Lo característico de esta construcción de lo social, según Laclau, es que “implica el trazado de una frontera antagónica”.
Arribamos aquí a un punto clave: la lógica populista es una lógica dicotomizante. La constitución del sujeto “pueblo” como depositario de todas las virtudes cívicas sólo es posible a partir de la constitución del “antipueblo”. Norberto Bobbio ya había advertido que el populismo “se hace maniqueo, buscando la expulsión radical del sistema político y social de todo lo que no es pueblo, como un germen parásito y corruptor”.
Así las cosas, el populismo deviene en una negación de la pluralidad propia de las sociedades abiertas, que es condición, además, para una democracia que se precie de tal.
El propio Laclau admite que el “pueblo” del populismo “es algo menos que la totalidad de los miembros de la comunidad: es un componente parcial que aspira, sin embargo, a ser concebido como la única totalidad legítima”. Da la impresión que la nueva izquierda ha sustituido su impronta clasista por un nuevo ropaje populista. Ya no se interpela a una clase social como antes, sino al “pueblo” entendido en términos arbitrarios. ¿Acaso el kirchnerismo, con su eslogan “nacional y popular”, no determina discursivamente qué es pueblo y qué no?
En la concepción del pueblo como una entidad homogénea, el populismo se asienta sobre la base de premisas organicistas que subordinan al individuo a aquélla entidad mítica superior. El pueblo sería, como en las concepciones románticas e irracionalistas –que en su momento alimentaron al fascismo y al nacionalsocialismo, y que hoy alimentan a buena parte de las izquierdas posmodernas– comparable a un organismo corporal y psíquico concreto del cual los individuos serían sus partes.
Va de suyo que, como el pueblo no es un todo continuo y sin rupturas, y como por lo tanto no piensa ni siente ni actúa, la reificación de éste significa la subordinación del individuo concreto a otros individuos que se apoderaron discursivamente de la representación de “lo popular”.
En efecto, por el carril paralelo del culto al pueblo corre el carril del culto al líder. Es paradójico en este sentido que, negando la centralidad de los individuos, el populismo acabe identificando al pueblo con una única individualidad.
Investido de una presunta “misión trascendental” (desde cumplir los mandatos del fantasma de Bolívar en el caso del chavismo, hasta redimir a la juventud de la década de 1970 y hacer realidad sus sueños en el caso del kirchnerismo), el líder populista se adjudica una libertad de acción en su cargo que colisiona con la necesidad de limitar el poder coercitivo del Estado para resguardar las libertades de los ciudadanos. De ahí que el populismo termine socavando el sistema republicano. De ahí también que, en orden a concretar esa “misión trascendental”, sea característico del populismo evitar las sanas alternancias en el poder modificando constituciones para habilitar reelecciones.

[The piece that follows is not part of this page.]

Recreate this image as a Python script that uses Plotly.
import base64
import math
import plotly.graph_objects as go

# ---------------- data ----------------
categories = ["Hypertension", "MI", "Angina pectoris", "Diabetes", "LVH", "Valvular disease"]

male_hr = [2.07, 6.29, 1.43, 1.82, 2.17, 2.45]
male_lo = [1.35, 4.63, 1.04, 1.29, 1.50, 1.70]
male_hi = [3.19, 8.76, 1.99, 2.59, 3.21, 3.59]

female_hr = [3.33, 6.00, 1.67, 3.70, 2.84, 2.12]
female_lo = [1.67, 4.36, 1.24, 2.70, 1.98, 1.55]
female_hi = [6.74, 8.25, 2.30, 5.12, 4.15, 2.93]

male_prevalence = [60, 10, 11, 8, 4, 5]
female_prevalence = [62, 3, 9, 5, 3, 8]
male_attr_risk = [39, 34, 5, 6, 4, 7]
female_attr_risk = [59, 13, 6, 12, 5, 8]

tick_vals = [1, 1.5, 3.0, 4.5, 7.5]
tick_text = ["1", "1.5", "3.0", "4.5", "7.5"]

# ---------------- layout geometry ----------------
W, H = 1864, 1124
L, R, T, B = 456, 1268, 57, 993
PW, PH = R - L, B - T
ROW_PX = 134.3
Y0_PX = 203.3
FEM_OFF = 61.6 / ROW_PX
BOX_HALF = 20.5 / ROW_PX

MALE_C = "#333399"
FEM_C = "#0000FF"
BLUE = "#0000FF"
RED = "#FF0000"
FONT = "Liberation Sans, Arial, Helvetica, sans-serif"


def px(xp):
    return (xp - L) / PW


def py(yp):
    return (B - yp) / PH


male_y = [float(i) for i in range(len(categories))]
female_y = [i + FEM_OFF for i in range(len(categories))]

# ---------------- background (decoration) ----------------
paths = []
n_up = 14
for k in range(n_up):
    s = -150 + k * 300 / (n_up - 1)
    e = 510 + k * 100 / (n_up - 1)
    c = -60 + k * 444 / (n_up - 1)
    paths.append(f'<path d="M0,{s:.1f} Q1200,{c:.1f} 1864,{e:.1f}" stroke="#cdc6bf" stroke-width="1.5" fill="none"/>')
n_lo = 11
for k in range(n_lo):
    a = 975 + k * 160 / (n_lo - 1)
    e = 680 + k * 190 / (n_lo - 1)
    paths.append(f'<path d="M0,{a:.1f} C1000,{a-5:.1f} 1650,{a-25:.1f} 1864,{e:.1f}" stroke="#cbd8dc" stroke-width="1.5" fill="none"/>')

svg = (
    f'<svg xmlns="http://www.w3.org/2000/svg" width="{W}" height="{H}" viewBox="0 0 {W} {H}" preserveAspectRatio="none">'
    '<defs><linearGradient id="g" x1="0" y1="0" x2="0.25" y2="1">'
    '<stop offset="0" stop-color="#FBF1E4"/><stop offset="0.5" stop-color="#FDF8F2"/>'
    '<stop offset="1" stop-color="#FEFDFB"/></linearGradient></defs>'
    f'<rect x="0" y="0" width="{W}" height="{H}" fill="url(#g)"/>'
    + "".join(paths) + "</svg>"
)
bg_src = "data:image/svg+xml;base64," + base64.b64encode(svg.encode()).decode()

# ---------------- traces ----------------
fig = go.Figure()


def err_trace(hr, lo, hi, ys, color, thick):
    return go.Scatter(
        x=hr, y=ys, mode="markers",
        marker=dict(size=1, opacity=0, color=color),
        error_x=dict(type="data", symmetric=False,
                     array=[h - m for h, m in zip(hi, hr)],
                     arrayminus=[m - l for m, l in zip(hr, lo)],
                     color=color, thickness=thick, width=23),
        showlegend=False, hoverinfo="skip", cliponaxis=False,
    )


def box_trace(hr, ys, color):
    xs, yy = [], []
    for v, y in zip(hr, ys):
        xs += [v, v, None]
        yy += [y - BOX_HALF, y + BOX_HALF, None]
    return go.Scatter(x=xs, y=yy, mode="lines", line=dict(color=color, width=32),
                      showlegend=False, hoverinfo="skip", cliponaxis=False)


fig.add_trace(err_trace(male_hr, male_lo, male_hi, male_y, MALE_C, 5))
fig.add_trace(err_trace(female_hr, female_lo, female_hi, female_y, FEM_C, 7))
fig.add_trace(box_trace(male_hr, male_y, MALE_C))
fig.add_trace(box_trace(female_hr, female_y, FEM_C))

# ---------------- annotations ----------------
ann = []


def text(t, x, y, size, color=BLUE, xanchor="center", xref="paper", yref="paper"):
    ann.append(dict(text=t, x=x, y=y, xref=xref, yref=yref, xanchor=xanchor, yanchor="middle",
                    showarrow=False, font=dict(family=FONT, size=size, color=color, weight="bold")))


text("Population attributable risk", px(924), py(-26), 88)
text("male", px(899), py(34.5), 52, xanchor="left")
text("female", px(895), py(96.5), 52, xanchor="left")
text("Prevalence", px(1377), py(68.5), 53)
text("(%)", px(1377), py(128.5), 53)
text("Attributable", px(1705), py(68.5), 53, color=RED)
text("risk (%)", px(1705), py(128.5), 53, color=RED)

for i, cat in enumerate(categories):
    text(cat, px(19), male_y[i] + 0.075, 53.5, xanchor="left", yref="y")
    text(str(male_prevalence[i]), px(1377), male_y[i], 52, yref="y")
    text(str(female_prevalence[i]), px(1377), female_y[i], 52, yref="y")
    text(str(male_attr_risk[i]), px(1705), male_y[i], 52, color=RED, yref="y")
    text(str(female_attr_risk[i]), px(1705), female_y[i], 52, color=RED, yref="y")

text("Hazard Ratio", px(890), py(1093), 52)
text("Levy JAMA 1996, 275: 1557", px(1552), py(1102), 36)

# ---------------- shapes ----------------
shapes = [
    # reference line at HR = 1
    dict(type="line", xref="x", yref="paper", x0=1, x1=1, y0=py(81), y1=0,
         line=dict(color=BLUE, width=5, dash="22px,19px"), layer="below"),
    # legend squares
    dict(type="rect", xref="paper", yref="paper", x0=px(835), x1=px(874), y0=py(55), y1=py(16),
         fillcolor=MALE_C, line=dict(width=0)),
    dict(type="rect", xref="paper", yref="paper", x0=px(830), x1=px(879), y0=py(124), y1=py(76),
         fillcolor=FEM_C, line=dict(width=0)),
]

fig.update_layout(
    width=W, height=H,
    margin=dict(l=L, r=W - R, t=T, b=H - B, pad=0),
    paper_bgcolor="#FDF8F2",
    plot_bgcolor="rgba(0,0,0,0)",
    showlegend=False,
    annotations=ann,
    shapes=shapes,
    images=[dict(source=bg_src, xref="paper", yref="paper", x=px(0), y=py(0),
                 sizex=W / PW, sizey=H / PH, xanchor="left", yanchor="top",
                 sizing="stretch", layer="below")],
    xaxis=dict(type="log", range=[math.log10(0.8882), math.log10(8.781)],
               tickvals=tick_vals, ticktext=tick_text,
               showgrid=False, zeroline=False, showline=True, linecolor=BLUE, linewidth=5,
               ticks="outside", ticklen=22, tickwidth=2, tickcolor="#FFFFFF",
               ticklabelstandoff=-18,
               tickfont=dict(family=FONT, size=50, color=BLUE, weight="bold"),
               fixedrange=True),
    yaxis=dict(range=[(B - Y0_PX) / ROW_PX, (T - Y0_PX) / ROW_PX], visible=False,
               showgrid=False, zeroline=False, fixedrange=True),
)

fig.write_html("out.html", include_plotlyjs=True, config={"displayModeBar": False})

Si el líder populista encarna al pueblo y, por lo tanto, el Estado virtualmente le pertenece, la amenaza que el populismo supone para la libertad individual se va clarificando más aún. La voz del líder se transforma en la voz del pueblo, y cualquier voz que contraríe al líder será, claro está, propia del “antipueblo”. ¿O acaso el Grupo Clarín no pasó a integrar el “antipueblo” después de 2008, es decir, cuando sus amistosas relaciones con los Kirchner vieron su fin? ¿Acaso las decenas de miles de venezolanos que han hecho escuchar su voz contra el dictador Nicolás Maduro no han sido etiquetados por sus represores como “antipueblo”?
Por otra parte, si el Estado se va transformando en una virtual pertenencia del líder, aflora el clientelismo como asistencia social que emana de la exclusiva bondad del caudillo populista: es este el que gentilmente ofrece sus bienes –que por supuesto no son suyos– a los necesitados, a cambio de apoyo político. El “Fútbol para Todos” y la generosa “devolución” de Cristina de los “goles desaparecidos” es tan solo un ejemplo entre tantos otros.
Asimismo, dado que nadie debe responder a lo que le pertenece, el líder populista suele evadir esos “innecesarios” controles institucionales que introducen ruido en la presunta comunicación directa que éste puede establecer con el pueblo.
El populismo, en suma, como lógica política es la más grave amenaza a la libertad que hoy padecen muchos países latinoamericanos, entre ellos, el nuestro. ¿No habrá llegado la hora de ponerle fin?